By Nadim Houry
Commentary by
Wednesday, March 31, 2010

Lebanon was right to flex its (limited) diplomatic muscle last week to express displeasure with Libya over the disappearance of Imam Musa al-Sadr, the leading Lebanese Shiite cleric who was last seen on a trip to Libya in 1978. In a rare move, Lebanon’s famously divided Cabinet unanimously agreed not to send any of its top leaders to attend the Arab League summit in Libya that took place last weekend, and limited its representation to its Arab League ambassador.

In diplomatic speak, and particularly in a region used to kings and presidents attending such gatherings, the low-level representation amounted to a snub. Don’t expect Libya’s Moammar Gadhafi to forget this slight any time soon. But whatever the possible cost of Lebanon’s actions, the government took the right course of action by putting principle ahead of “business as usual.”

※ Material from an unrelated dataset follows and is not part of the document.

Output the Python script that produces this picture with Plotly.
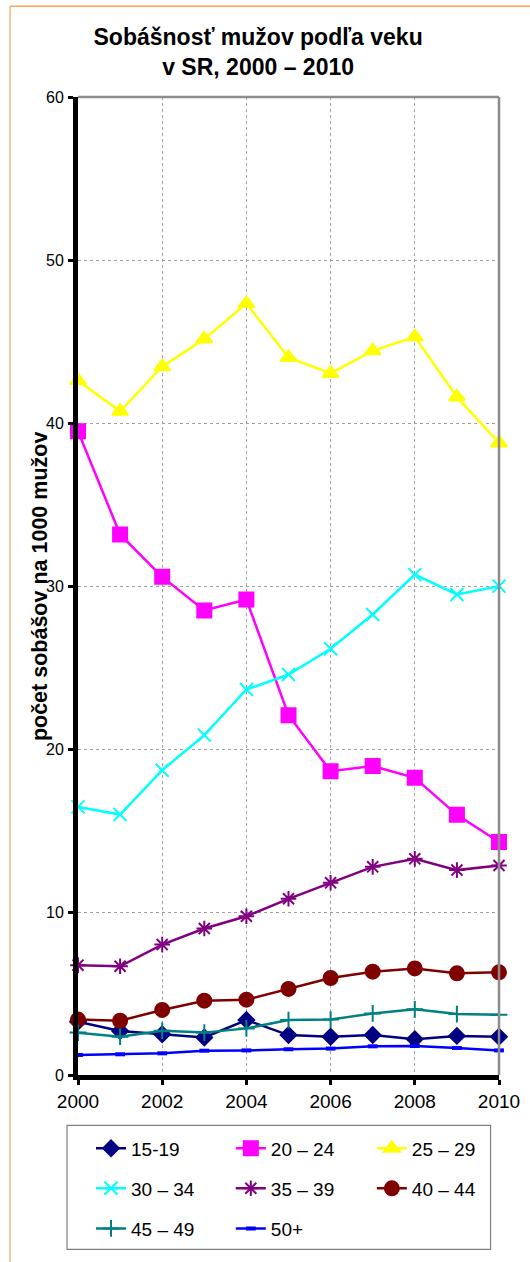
import plotly.graph_objects as go

years = [2000, 2001, 2002, 2003, 2004, 2005, 2006, 2007, 2008, 2009, 2010]
s15_19 = [3.27, 2.70, 2.50, 2.30, 3.37, 2.45, 2.35, 2.45, 2.20, 2.40, 2.35]
s20_24 = [39.5, 33.16, 30.56, 28.5, 29.17, 22.07, 18.64, 18.95, 18.23, 15.96, 14.3]
s25_29 = [42.6, 40.72, 43.45, 45.16, 47.33, 44.02, 43.04, 44.43, 45.29, 41.6, 38.78]
s30_34 = [16.45, 15.98, 18.7, 20.85, 23.65, 24.57, 26.15, 28.25, 30.7, 29.48, 29.99]
s35_39 = [6.74, 6.67, 8.0, 8.99, 9.74, 10.81, 11.79, 12.77, 13.26, 12.57, 12.85]
s40_44 = [3.40, 3.33, 3.99, 4.56, 4.62, 5.28, 5.95, 6.34, 6.54, 6.24, 6.30]
s45_49 = [2.60, 2.35, 2.72, 2.60, 2.86, 3.37, 3.40, 3.78, 4.03, 3.74, 3.70]
s50 = [1.23, 1.27, 1.33, 1.49, 1.51, 1.58, 1.62, 1.76, 1.78, 1.66, 1.51]

names = ["15-19", "20 – 24", "25 – 29", "30 – 34", "35 – 39", "40 – 44", "45 – 49", "50+"]
series = [s15_19, s20_24, s25_29, s30_34, s35_39, s40_44, s45_49, s50]
colors = ["#000080", "#FF00FF", "#FFFF00", "#00FFFF", "#800080", "#800000", "#008080", "#0000FF"]
symbols = ["diamond", "square", "triangle-up", "x-thin", "asterisk", "circle", "cross-thin", "line-ew"]
sizes = [12, 14, 14, 13, 13, 14, 12, 7]

FONT = "Arial, Liberation Sans, sans-serif"

# legend grid (3 columns x 3 rows), one legend per entry
leg_cols = [0.0309, 0.363, 0.698]
leg_rows = [-0.0751, -0.116, -0.157]

fig = go.Figure()
layout_legends = {}
for i, (name, ys, col, sym, sz) in enumerate(zip(names, series, colors, symbols, sizes)):
    mline = dict(color=col, width=2)
    if sym == "line-ew":
        mline = dict(color=col, width=4)
    lg = "legend" if i == 0 else f"legend{i + 1}"
    fig.add_trace(go.Scatter(
        x=years, y=ys, name=name, mode="lines+markers",
        line=dict(color=col, width=2.5),
        marker=dict(symbol=sym, size=sz, color=col, line=mline),
        cliponaxis=False, legend=lg, showlegend=True,
    ))
    layout_legends[lg] = dict(
        orientation="h", font=dict(family=FONT, size=19, color="#000000"),
        bgcolor="rgba(0,0,0,0)", borderwidth=0,
        xanchor="left", yanchor="middle",
        x=leg_cols[i % 3], y=leg_rows[i // 3],
    )

fig.update_layout(
    width=530, height=1262, showlegend=True,
    margin=dict(l=78, r=31, t=97, b=186.5, autoexpand=False),
    paper_bgcolor="white", plot_bgcolor="white",
    title=dict(text="<b>Sobášnosť mužov podľa veku<br>v SR, 2000 – 2010</b>",
               font=dict(family=FONT, size=23, color="#000000"),
               x=0.487, xref="container", xanchor="center",
               y=1 - 45 / 1262, yref="container", yanchor="top"),
    xaxis=dict(range=[2000, 2010], tickmode="array", tickvals=[2000, 2002, 2004, 2006, 2008, 2010],
               ticktext=["2000", "2002", "2004", "2006", "2008", "2010"],
               showline=True, linecolor="#000000", linewidth=5,
               ticks="outside", ticklen=5, tickwidth=3, tickcolor="#000000",
               tickfont=dict(family=FONT, size=19, color="#000000"),
               showgrid=True, gridcolor="#A0A0A0", gridwidth=1, griddash="dot",
               zeroline=False),
    yaxis=dict(range=[0, 60], tickmode="array", tickvals=[0, 10, 20, 30, 40, 50, 60],
               showline=True, linecolor="#000000", linewidth=5,
               ticks="outside", ticklen=5, tickwidth=3, tickcolor="#000000",
               tickfont=dict(family=FONT, size=16, color="#000000"),
               showgrid=True, gridcolor="#A0A0A0", gridwidth=1, griddash="dot",
               zeroline=False, ticklabelstandoff=1),
    annotations=[
        dict(text="<b>počet sobášov na 1000 mužov</b>", xref="paper", yref="paper",
             x=-0.09, y=0.5, xanchor="center", yanchor="middle", textangle=-90,
             showarrow=False, font=dict(family=FONT, size=21.5, color="#000000")),
    ],
    shapes=[
        dict(type="line", xref="paper", yref="paper", x0=0, x1=1, y0=1, y1=1,
             line=dict(color="#8C8C8C", width=2.5)),
        dict(type="line", xref="paper", yref="paper", x0=1, x1=1, y0=0, y1=1,
             line=dict(color="#8C8C8C", width=2.5)),
        dict(type="rect", xref="paper", yref="paper", x0=-0.0261, x1=0.980, y0=-0.1783, y1=-0.0516,
             line=dict(color="#808080", width=1.2), fillcolor="rgba(0,0,0,0)", layer="below"),
        dict(type="line", xref="paper", yref="paper", x0=-0.1614, x1=1.08, y0=1.0927, y1=1.0927,
             line=dict(color="#F7A35C", width=1.5)),
        dict(type="line", xref="paper", yref="paper", x0=-0.1614, x1=-0.1614, y0=-0.2, y1=1.0927,
             line=dict(color="#F9B47A", width=1.5)),
    ],
    **layout_legends,
)

fig.write_html("out.html", config={"displayModeBar": False},
               post_script="document.body.style.margin='0px';")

The speaker of Parliament, Nabih Berri, who succeeded Musa al-Sadr at the helm of the Amal movement, was quick to laud the united stance of the government. “This stance, which comes decades late, puts Lebanon on the unity road,” he declared last Thursday.

But is Berri, or for that matter any of the other top Lebanese leaders, willing to show unity and commit to concrete actions for Lebanon’s other disappeared – the 17,000 estimated to have disappeared during the years of the Lebanese Civil War and the hundreds of others who went missing in Syrian jails?

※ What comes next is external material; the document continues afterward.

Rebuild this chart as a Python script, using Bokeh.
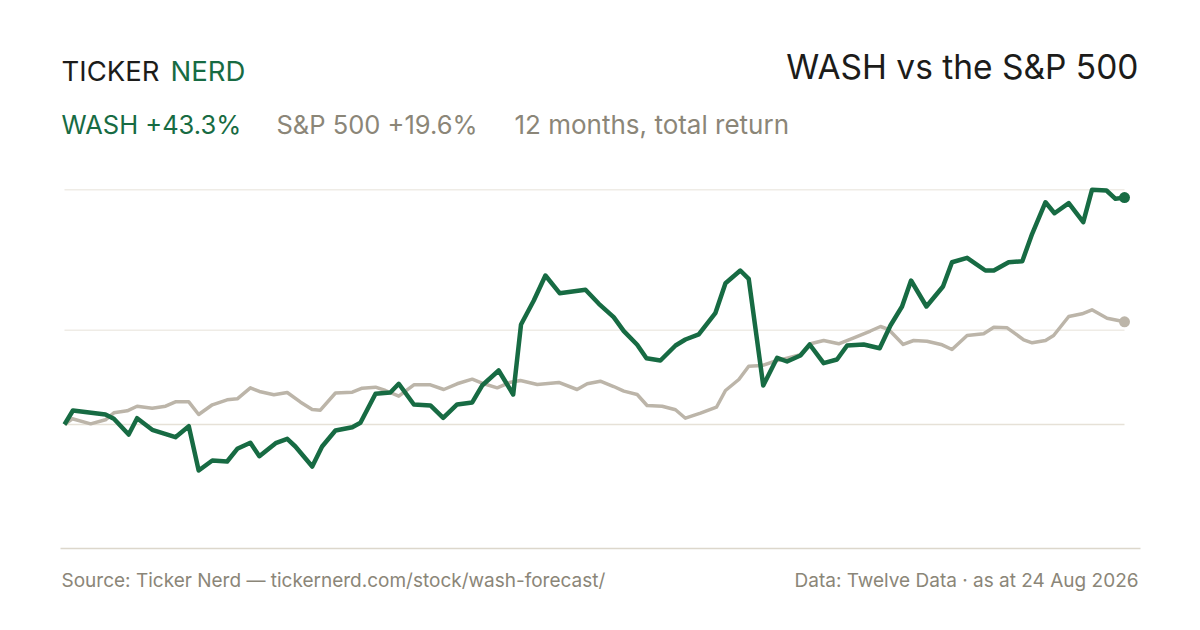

The short answer is no, and as long as that is the case, actions like last week’s decision to give the Libya summit a pass will be interpreted through a narrow sectarian and political lens, not as a unifying national act. A taxi driver – always a good weather vane of public sentiment – put it bluntly last week when I asked him about his thoughts on the decision: “[T]he Shiites succeeded in convincing the government because they have the power these days.”

Wadad Halawani, the head of the Committee of the Kidnapped and Missing in Lebanon, expressed her doubts about the decision when she spoke on March 21 at a gathering of the families of the disappeared: “Isn’t it strange that Lebanon boycotts the planned Arab League Summit in Libya because of [Libya’s] responsibility in the disappearance of Musa al-Sadr, but Lebanon does not bother to shed light on those who disappeared in Lebanon? Is it possible to differentiate between one disappeared and another because of their position, affiliation or gender?”

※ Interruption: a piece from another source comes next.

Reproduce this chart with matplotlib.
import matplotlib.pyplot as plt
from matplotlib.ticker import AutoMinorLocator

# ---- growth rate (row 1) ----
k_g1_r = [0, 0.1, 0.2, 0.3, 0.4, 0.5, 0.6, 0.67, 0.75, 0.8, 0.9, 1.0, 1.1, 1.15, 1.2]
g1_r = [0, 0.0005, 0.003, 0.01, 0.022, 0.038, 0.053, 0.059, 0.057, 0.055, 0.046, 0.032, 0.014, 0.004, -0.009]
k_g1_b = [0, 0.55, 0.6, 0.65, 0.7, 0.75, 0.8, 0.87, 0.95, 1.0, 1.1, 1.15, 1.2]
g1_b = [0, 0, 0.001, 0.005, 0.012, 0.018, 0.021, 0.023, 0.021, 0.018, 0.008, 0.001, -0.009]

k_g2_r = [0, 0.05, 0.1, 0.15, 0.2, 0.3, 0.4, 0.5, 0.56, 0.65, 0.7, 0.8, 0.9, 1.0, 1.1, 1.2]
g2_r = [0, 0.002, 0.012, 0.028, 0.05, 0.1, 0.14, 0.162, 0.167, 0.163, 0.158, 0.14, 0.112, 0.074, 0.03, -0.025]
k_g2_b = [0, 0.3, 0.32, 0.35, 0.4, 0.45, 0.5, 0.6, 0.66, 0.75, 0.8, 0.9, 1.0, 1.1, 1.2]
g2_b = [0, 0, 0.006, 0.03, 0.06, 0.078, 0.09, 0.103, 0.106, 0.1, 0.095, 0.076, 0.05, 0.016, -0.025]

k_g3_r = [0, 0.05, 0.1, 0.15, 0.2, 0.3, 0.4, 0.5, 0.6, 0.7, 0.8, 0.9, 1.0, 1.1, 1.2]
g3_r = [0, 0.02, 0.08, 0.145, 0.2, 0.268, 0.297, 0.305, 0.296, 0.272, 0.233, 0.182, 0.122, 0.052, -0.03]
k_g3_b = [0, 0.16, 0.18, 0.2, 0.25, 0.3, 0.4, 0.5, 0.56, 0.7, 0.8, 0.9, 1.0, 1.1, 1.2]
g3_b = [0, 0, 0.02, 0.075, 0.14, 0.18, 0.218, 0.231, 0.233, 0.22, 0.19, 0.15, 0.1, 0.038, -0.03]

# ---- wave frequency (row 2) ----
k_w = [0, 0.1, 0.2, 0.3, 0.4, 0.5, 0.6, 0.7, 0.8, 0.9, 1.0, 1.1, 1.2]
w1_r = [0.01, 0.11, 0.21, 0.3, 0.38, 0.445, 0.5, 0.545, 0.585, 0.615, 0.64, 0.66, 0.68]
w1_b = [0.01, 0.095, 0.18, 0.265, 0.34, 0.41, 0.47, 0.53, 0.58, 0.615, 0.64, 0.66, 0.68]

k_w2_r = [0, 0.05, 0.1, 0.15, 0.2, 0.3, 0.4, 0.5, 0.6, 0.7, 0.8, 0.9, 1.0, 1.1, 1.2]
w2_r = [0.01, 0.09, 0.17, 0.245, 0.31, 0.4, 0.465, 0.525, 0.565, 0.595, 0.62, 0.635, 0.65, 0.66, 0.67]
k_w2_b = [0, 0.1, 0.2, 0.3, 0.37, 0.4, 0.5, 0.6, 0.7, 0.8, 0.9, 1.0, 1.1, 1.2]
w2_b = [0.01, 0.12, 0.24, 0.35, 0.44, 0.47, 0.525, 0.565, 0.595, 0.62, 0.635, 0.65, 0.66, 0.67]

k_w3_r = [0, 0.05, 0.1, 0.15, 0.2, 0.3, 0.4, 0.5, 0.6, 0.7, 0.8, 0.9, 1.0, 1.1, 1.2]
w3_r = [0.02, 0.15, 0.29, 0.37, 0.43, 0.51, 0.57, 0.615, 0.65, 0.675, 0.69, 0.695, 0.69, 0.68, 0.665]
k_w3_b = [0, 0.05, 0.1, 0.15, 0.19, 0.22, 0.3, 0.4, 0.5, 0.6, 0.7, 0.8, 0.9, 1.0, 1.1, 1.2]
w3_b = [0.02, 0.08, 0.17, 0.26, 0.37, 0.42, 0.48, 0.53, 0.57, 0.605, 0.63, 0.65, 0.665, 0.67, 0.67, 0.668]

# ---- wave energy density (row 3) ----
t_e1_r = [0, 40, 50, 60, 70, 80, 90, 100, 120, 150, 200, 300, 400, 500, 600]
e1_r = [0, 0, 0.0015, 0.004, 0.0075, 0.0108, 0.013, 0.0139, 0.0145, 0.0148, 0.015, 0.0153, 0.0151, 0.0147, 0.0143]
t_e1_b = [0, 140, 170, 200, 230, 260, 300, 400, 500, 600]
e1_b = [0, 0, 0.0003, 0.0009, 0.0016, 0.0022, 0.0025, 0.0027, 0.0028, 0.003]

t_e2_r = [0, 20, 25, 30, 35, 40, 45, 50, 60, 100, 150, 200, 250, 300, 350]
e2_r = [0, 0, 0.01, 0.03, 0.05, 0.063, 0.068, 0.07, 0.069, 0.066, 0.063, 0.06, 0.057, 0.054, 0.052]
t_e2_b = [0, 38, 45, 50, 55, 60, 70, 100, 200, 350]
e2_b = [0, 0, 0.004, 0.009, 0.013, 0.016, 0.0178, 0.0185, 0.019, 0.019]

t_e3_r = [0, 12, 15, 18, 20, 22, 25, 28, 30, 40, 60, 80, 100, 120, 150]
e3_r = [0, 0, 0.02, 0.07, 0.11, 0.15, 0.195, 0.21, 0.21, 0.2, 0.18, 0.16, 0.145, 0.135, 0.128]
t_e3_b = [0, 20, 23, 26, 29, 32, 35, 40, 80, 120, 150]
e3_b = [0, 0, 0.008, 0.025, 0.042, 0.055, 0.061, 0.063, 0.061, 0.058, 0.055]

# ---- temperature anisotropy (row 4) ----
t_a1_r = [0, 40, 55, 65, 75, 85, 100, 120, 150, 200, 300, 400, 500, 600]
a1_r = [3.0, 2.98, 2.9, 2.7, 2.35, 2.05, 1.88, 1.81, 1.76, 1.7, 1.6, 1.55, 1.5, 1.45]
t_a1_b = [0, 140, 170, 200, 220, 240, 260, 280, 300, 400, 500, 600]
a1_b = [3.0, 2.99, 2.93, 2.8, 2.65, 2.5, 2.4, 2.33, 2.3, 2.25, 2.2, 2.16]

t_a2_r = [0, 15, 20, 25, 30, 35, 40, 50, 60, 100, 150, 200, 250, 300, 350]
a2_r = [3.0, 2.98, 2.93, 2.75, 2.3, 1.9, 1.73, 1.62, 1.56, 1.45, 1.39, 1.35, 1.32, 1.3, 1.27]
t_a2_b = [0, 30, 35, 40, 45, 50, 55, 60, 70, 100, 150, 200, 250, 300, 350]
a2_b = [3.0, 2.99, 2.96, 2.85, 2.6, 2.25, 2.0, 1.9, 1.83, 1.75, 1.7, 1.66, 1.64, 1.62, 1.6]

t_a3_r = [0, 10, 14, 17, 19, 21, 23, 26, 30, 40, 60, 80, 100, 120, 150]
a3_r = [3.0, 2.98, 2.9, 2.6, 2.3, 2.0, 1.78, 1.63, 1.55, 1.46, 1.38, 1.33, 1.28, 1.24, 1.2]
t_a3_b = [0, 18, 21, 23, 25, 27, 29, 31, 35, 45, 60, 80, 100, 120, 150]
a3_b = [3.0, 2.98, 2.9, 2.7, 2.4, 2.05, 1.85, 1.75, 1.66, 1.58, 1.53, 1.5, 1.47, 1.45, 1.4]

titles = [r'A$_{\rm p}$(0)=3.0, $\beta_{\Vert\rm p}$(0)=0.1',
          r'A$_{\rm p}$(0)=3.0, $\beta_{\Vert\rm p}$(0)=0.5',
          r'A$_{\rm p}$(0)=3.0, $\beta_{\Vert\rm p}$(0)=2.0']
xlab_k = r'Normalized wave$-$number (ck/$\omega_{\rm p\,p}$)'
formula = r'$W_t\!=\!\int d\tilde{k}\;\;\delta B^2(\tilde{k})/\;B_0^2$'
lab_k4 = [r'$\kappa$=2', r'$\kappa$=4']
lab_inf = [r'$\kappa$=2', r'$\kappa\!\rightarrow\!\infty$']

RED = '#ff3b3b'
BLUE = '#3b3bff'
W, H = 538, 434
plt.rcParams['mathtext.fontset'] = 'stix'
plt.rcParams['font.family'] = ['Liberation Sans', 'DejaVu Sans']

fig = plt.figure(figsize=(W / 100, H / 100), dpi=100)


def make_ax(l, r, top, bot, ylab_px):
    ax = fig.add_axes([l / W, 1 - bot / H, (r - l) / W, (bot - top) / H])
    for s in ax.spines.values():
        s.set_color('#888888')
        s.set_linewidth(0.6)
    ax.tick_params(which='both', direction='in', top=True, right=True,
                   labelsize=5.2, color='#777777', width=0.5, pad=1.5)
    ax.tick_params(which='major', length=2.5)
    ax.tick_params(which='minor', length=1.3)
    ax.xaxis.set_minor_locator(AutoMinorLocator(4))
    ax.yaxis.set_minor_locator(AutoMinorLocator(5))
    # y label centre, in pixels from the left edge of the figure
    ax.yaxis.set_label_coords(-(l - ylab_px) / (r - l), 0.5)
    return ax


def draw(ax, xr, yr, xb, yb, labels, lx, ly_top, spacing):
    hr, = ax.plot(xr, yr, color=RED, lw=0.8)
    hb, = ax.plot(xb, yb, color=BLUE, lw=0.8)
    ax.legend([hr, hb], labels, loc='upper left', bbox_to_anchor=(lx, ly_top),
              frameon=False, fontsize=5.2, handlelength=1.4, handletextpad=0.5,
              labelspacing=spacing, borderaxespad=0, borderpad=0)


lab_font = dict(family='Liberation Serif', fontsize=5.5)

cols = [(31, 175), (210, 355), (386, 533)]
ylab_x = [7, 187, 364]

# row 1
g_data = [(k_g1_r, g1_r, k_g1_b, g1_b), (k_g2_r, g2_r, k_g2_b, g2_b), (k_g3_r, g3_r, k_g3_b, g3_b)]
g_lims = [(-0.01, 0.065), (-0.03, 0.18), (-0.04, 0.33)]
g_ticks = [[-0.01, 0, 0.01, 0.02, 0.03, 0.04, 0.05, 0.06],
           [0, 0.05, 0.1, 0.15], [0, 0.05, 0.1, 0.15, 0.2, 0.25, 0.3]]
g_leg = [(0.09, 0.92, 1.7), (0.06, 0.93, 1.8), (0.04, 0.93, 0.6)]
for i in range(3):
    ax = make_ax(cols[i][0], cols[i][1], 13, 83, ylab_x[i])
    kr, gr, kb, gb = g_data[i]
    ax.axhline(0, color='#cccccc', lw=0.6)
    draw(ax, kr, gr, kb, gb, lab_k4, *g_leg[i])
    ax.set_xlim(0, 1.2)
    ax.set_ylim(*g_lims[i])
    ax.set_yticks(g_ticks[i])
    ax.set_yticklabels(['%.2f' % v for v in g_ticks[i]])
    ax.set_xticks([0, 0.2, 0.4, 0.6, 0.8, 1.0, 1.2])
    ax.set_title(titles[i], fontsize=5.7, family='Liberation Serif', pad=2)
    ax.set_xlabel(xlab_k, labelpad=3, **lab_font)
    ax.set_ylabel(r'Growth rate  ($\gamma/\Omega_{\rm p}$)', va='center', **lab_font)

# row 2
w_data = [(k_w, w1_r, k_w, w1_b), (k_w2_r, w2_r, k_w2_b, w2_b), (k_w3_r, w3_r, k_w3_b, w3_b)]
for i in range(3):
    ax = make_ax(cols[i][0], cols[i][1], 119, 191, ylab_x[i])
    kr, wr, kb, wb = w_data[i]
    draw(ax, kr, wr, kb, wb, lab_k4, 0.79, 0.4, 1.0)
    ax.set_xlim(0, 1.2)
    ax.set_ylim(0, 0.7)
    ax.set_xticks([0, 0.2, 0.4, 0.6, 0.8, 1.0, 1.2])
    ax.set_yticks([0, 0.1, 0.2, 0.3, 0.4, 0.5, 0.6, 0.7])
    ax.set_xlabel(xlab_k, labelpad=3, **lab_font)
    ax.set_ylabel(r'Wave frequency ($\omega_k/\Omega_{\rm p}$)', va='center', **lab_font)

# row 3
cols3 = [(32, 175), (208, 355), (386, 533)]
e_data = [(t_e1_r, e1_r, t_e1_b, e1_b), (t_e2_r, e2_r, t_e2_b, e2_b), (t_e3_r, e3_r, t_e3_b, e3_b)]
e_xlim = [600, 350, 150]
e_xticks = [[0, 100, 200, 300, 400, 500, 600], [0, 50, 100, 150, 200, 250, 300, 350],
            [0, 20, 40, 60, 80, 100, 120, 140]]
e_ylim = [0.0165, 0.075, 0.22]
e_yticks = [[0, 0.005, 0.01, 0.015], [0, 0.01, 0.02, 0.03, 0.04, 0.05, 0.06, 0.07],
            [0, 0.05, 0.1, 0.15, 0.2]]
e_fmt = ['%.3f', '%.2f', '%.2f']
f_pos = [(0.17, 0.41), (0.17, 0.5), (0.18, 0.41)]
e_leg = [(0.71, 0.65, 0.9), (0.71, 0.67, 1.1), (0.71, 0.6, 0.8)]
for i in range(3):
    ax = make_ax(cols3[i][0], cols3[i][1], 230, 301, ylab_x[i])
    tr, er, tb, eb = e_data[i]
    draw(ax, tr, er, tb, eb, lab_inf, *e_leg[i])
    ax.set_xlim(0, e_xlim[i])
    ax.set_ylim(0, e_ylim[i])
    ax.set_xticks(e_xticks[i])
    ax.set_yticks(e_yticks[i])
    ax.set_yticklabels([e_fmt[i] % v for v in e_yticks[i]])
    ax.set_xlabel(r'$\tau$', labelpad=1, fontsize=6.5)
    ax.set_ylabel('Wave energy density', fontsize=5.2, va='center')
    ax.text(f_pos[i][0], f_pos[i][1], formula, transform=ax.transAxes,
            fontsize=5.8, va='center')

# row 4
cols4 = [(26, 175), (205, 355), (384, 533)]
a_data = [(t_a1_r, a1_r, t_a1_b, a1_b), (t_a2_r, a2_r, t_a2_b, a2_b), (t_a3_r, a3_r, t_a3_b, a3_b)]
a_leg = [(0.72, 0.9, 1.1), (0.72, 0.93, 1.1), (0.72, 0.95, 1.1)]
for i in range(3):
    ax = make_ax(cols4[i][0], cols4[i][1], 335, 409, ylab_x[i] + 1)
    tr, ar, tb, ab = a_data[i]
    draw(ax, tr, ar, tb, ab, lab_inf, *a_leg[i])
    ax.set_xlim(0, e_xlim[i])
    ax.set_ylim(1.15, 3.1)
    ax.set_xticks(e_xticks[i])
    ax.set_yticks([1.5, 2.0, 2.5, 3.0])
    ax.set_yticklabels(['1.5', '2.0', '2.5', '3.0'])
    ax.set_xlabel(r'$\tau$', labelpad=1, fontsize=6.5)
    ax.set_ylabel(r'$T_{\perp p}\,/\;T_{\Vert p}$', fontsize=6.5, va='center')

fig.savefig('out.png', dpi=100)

The sad truth is that in Lebanon not all the disappeared are equal. During the 1990s, it was popular for government officials to complain about the disappeared in Israel, while harassing those who spoke about the disappeared in Syria. After the Syrian Army withdrew from Lebanon in 2005, Lebanon’s new ruling coalition embraced the cause of the disappeared in Syria, but refused to tackle the disappeared found in Lebanon’s mass graves.

Under the current national-unity government, things look better on paper but not in practice. In its policy statement, the government pledged to follow up on all of the disappeared, but still discriminates in its actions.

So while Lebanon mustered the courage to stand-up to Libya symbolically over Sadr, it is forging ahead in building better relations with Syria without conditioning this new rapprochement on reliable information about the hundreds who disappeared in Syrian prisons. One need not look further than the official apathy surrounding the joint Syrian-Lebanese committee established to address the matter – which has not produced any specific result in almost five years of work – to see that Lebanon’s leaders are not willing to stand up to Syria on the disappeared.

As long as Lebanon continues to play favorites with those missing, the question of the disappeared will always be prone to politicization. The only way to build “unity” around this issue – to use Berri’s term – is for the government to form an independent national commission with the authority to require all official sources, including intelligence and security agencies, to provide information about missing individuals. The commission must also be granted the responsibility to outline elements of a cohesive and principled foreign policy to shed light on those who disappeared beyond Lebanon’s borders. Only then will we know if Lebanon’s absence in Libya was a one-off decision or the harbinger of a more principled approach.